_Task to complete:_ Can you transcribe every line exactly and leave the pictures behind?

Given data start

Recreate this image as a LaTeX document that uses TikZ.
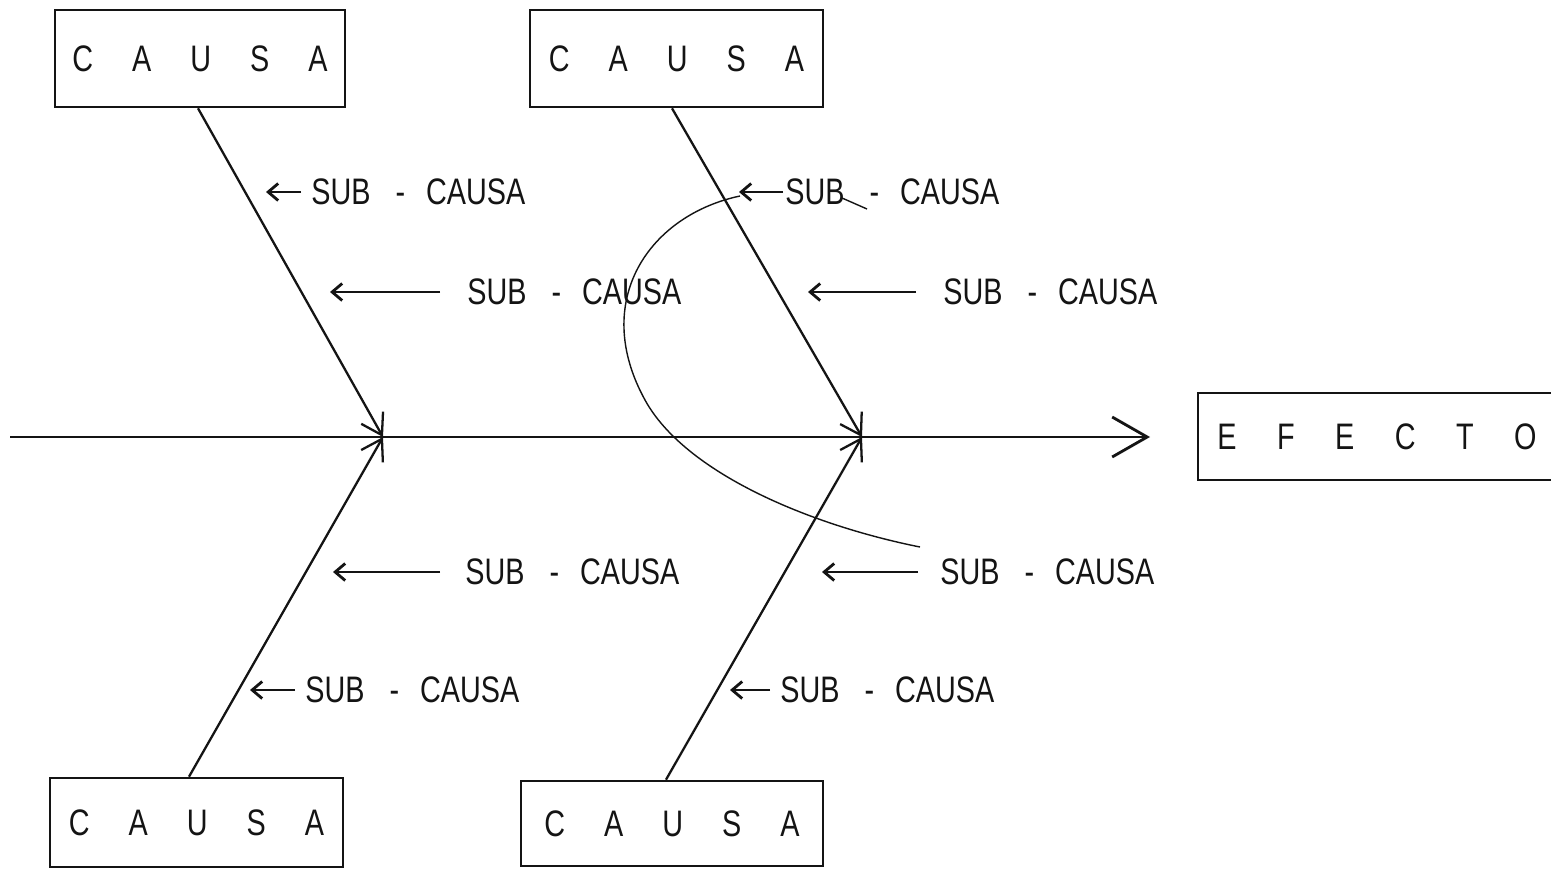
\documentclass[tikz,border=0pt]{standalone}
\usepackage{fontspec}
\setmainfont{Liberation Sans}[FakeStretch=0.78]
\usepackage{tikz}
\usetikzlibrary{arrows.meta, positioning}
\definecolor{ink}{RGB}{20, 20, 20}
\newcommand{\lsp}{\hspace{0.78cm}}
\newcommand{\esp}{\hspace{0.81cm}}
\newcommand{\subcausa}{SUB\hspace{0.5cm}-\hspace{0.42cm}CAUSA}

\begin{document}
\begin{tikzpicture}[x=0.02cm, y=-0.02cm,
    causebox/.style={draw=ink, text=ink, line width=1.5pt, rectangle, minimum width=5.8cm, minimum height=1.94cm, inner sep=0pt, font=\fontsize{21}{25}\selectfont},
    sublabel/.style={anchor=west, text=ink, inner sep=0pt, text depth=0pt, font=\fontsize{21}{25}\selectfont},
    spine/.style={draw=ink, line width=1.6pt, -{Straight Barb[length=0.7cm, width=0.8cm, line width=1.6pt]}},
    bone/.style={draw=ink, line width=1.3pt, -{Straight Barb[length=0.4cm, width=0.5cm]}},
    twig/.style={draw=ink, line width=1.6pt, -{Straight Barb[length=0.2cm, width=0.34cm]}},
    note/.style={draw=ink, line width=0.8pt}]
        \useasboundingbox[fill=white] (0,0) rectangle (1551,869);

        % Cause boxes
        \node[causebox] (c1) at (200,58.5) {C\lsp A\lsp U\lsp S\lsp A};
        \node[causebox, minimum width=5.86cm] (c2) at (676.5,58.5) {C\lsp A\lsp U\lsp S\lsp A};
        \node[causebox, minimum width=5.86cm, minimum height=1.78cm] (c3) at (196.5,822.5) {C\lsp A\lsp U\lsp S\lsp A};
        \node[causebox, minimum width=6.04cm, minimum height=1.7cm] (c4) at (672,823.5) {C\lsp A\lsp U\lsp S\lsp A};
        \node[causebox, minimum width=7.16cm, minimum height=1.74cm] (efecto) at (1377,436.5) {E\esp F\esp E\esp C\esp T\esp O};

        % Spine
        \coordinate (tail) at (10,437);
        \coordinate (j1) at (383,437);
        \coordinate (j2) at (862,437);
        \coordinate (head) at (1150,437);
        \draw[spine] (tail) -- (head);

        \draw[bone] ([xshift=-0.04cm]c1.south) -- (j1);
        \draw[bone] ([xshift=-0.09cm]c2.south) -- (j2);
        \draw[bone] ([xshift=-0.15cm]c3.north) -- (j1);
        \draw[bone] ([xshift=-0.12cm]c4.north) -- (j2);

        % Sub-causes
        \node[sublabel] (s1) at (311,192) {\subcausa};
        \node[sublabel] (s2) at (467,292) {\subcausa};
        \node[sublabel] (s3) at (785,192) {\subcausa};
        \node[sublabel] (s4) at (943,292) {\subcausa};
        \node[sublabel] (s5) at (465,572) {\subcausa};
        \node[sublabel] (s6) at (940,572) {\subcausa};
        \node[sublabel] (s7) at (305,690) {\subcausa};
        \node[sublabel] (s8) at (780,690) {\subcausa};

        \coordinate (t1) at (266,192);
        \coordinate (t2) at (330,292);
        \coordinate (t3) at (739,192);
        \coordinate (t4) at (808,292);
        \coordinate (t5) at (333,572);
        \coordinate (t6) at (822,572);
        \coordinate (t7) at (250,690);
        \coordinate (t8) at (730,690);

        \draw[twig] ([xshift=-0.2cm]s1.west) -- (t1);
        \draw[twig] ([xshift=-0.54cm]s2.west) -- (t2);
        \draw[twig] ([xshift=-0.04cm]s3.west) -- (t3);
        \draw[twig] ([xshift=-0.54cm]s4.west) -- (t4);
        \draw[twig] ([xshift=-0.5cm]s5.west) -- (t5);
        \draw[twig] ([xshift=-0.44cm]s6.west) -- (t6);
        \draw[twig] ([xshift=-0.2cm]s7.west) -- (t7);
        \draw[twig] ([xshift=-0.2cm]s8.west) -- (t8);

        % Hand-drawn loop
        \draw[note] (740,196) .. controls (650,215) and (590,300) .. (645,400)
            .. controls (685,473) and (810,525) .. (920,547);
        \draw[note] (842,198) -- (867,209);
    \end{tikzpicture}
\end{document}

Given data end

_Answer:_
Recreate this image as a LaTeX document that uses TikZ.
\documentclass[tikz,border=0pt]{standalone}
\usepackage{fontspec}
\setmainfont{Liberation Sans}[FakeStretch=0.78]
\usepackage{tikz}
\usetikzlibrary{arrows.meta, positioning}
\definecolor{ink}{RGB}{20, 20, 20}
\newcommand{\lsp}{\hspace{0.78cm}}
\newcommand{\esp}{\hspace{0.81cm}}
\newcommand{\subcausa}{SUB\hspace{0.5cm}-\hspace{0.42cm}CAUSA}

\begin{document}
\begin{tikzpicture}[x=0.02cm, y=-0.02cm,
    causebox/.style={draw=ink, text=ink, line width=1.5pt, rectangle, minimum width=5.8cm, minimum height=1.94cm, inner sep=0pt, font=\fontsize{21}{25}\selectfont},
    sublabel/.style={anchor=west, text=ink, inner sep=0pt, text depth=0pt, font=\fontsize{21}{25}\selectfont},
    spine/.style={draw=ink, line width=1.6pt, -{Straight Barb[length=0.7cm, width=0.8cm, line width=1.6pt]}},
    bone/.style={draw=ink, line width=1.3pt, -{Straight Barb[length=0.4cm, width=0.5cm]}},
    twig/.style={draw=ink, line width=1.6pt, -{Straight Barb[length=0.2cm, width=0.34cm]}},
    note/.style={draw=ink, line width=0.8pt}]
        \useasboundingbox[fill=white] (0,0) rectangle (1551,869);

        % Cause boxes
        \node[causebox] (c1) at (200,58.5) {C\lsp A\lsp U\lsp S\lsp A};
        \node[causebox, minimum width=5.86cm] (c2) at (676.5,58.5) {C\lsp A\lsp U\lsp S\lsp A};
        \node[causebox, minimum width=5.86cm, minimum height=1.78cm] (c3) at (196.5,822.5) {C\lsp A\lsp U\lsp S\lsp A};
        \node[causebox, minimum width=6.04cm, minimum height=1.7cm] (c4) at (672,823.5) {C\lsp A\lsp U\lsp S\lsp A};
        \node[causebox, minimum width=7.16cm, minimum height=1.74cm] (efecto) at (1377,436.5) {E\esp F\esp E\esp C\esp T\esp O};

        % Spine
        \coordinate (tail) at (10,437);
        \coordinate (j1) at (383,437);
        \coordinate (j2) at (862,437);
        \coordinate (head) at (1150,437);
        \draw[spine] (tail) -- (head);

        \draw[bone] ([xshift=-0.04cm]c1.south) -- (j1);
        \draw[bone] ([xshift=-0.09cm]c2.south) -- (j2);
        \draw[bone] ([xshift=-0.15cm]c3.north) -- (j1);
        \draw[bone] ([xshift=-0.12cm]c4.north) -- (j2);

        % Sub-causes
        \node[sublabel] (s1) at (311,192) {\subcausa};
        \node[sublabel] (s2) at (467,292) {\subcausa};
        \node[sublabel] (s3) at (785,192) {\subcausa};
        \node[sublabel] (s4) at (943,292) {\subcausa};
        \node[sublabel] (s5) at (465,572) {\subcausa};
        \node[sublabel] (s6) at (940,572) {\subcausa};
        \node[sublabel] (s7) at (305,690) {\subcausa};
        \node[sublabel] (s8) at (780,690) {\subcausa};

        \coordinate (t1) at (266,192);
        \coordinate (t2) at (330,292);
        \coordinate (t3) at (739,192);
        \coordinate (t4) at (808,292);
        \coordinate (t5) at (333,572);
        \coordinate (t6) at (822,572);
        \coordinate (t7) at (250,690);
        \coordinate (t8) at (730,690);

        \draw[twig] ([xshift=-0.2cm]s1.west) -- (t1);
        \draw[twig] ([xshift=-0.54cm]s2.west) -- (t2);
        \draw[twig] ([xshift=-0.04cm]s3.west) -- (t3);
        \draw[twig] ([xshift=-0.54cm]s4.west) -- (t4);
        \draw[twig] ([xshift=-0.5cm]s5.west) -- (t5);
        \draw[twig] ([xshift=-0.44cm]s6.west) -- (t6);
        \draw[twig] ([xshift=-0.2cm]s7.west) -- (t7);
        \draw[twig] ([xshift=-0.2cm]s8.west) -- (t8);

        % Hand-drawn loop
        \draw[note] (740,196) .. controls (650,215) and (590,300) .. (645,400)
            .. controls (685,473) and (810,525) .. (920,547);
        \draw[note] (842,198) -- (867,209);
    \end{tikzpicture}
\end{document}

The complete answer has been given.